The war went on longer than it should. The alienation of Israel from the international community – and this time international opinion, not governments – became worse. As one of the few people ready to understand their point of view, I suffered accordingly.

In September 2006 I visited Beirut. I had talked constantly to the Lebanese prime minister, Fouad Siniora, throughout. He was a thoroughly decent man, but absolutely caught between dislike of Hezbollah and the impossibility of doing anything other than verbally lacerating the Israeli action. I landed at the airport in a military plane and drove in from the airport with as heavy a security detail as I had ever had. Unsurprisingly, I was not popular with many Lebanese people. But, as ever, the key political leaders understood the complexity of the situation and understood, above all, that for Hezbollah to have emerged victorious would have been disastrous for Lebanon’s future. We met in his office in the old part of town and, even being preoccupied as I was with the politics, I thought how beautiful it was, how rich in the history of the region, of its religions, art and culture.

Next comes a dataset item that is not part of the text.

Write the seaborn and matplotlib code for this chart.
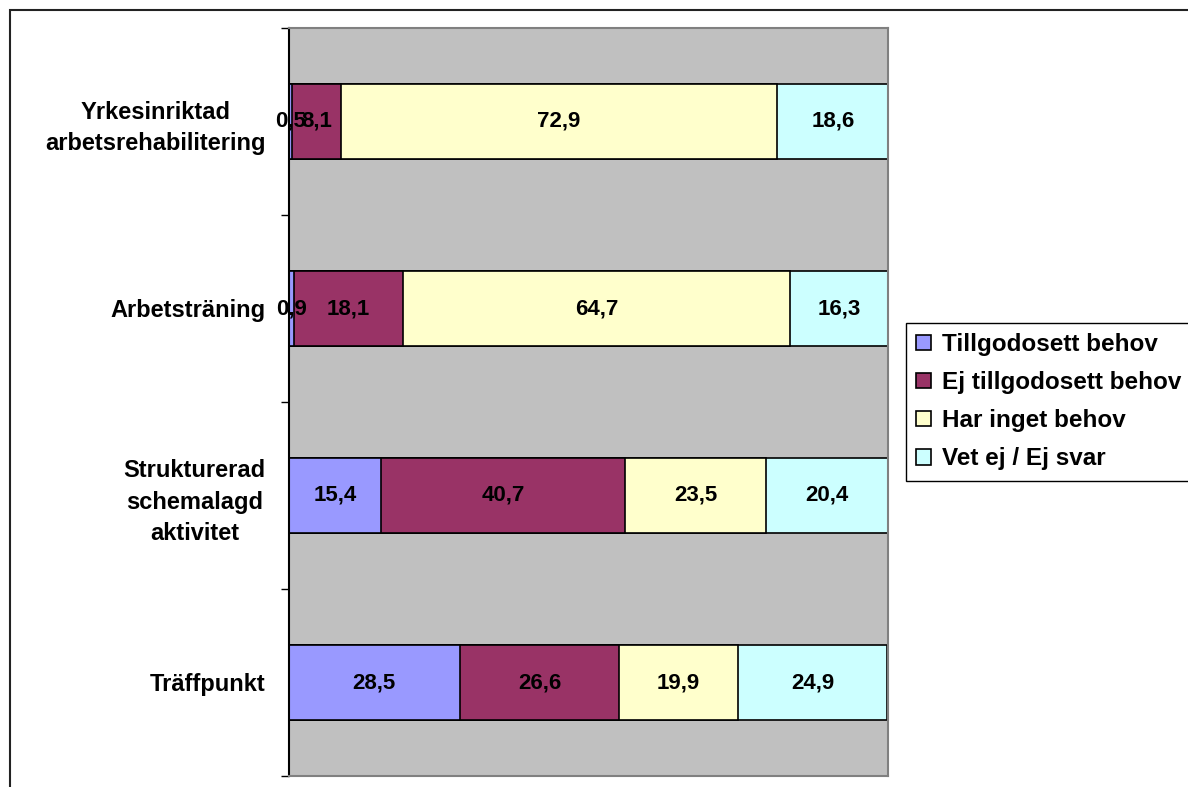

He was dignified and friendly. He had one straightforward message: there will never be peace unless Israel/Palestine is resolved. ‘With it, everything is possible; without it, nothing is,’ he said. I pledged again to do what I could to get the US president to refocus our efforts on it.

I met several members of the government, some Muslim, some Christian, some Druze. All were grateful that someone had come to see them. Their message was extraordinarily poignant: their country was on the brink, it had to be saved; but its fate depended on resolving the power struggle of the region as a whole. A couple of them said that their colleagues had been assassinated over the past years, almost picked off one by one, and they said, without a hint of self-pity, that this might be their fate too, but nonetheless the spirit of the people was good and would prevail in time. At our press conference there was an organised disruption, and as always, of course, that took the news.

As I sat with Siniora, I realised that my own political problem was now very acute; terminal, in fact. At points I had wondered why I didn’t just cave in and condemn Israel and call for them to stop unilaterally. The Israelis would have understood it, and it would have been the proverbial safety valve for the fierce political criticism.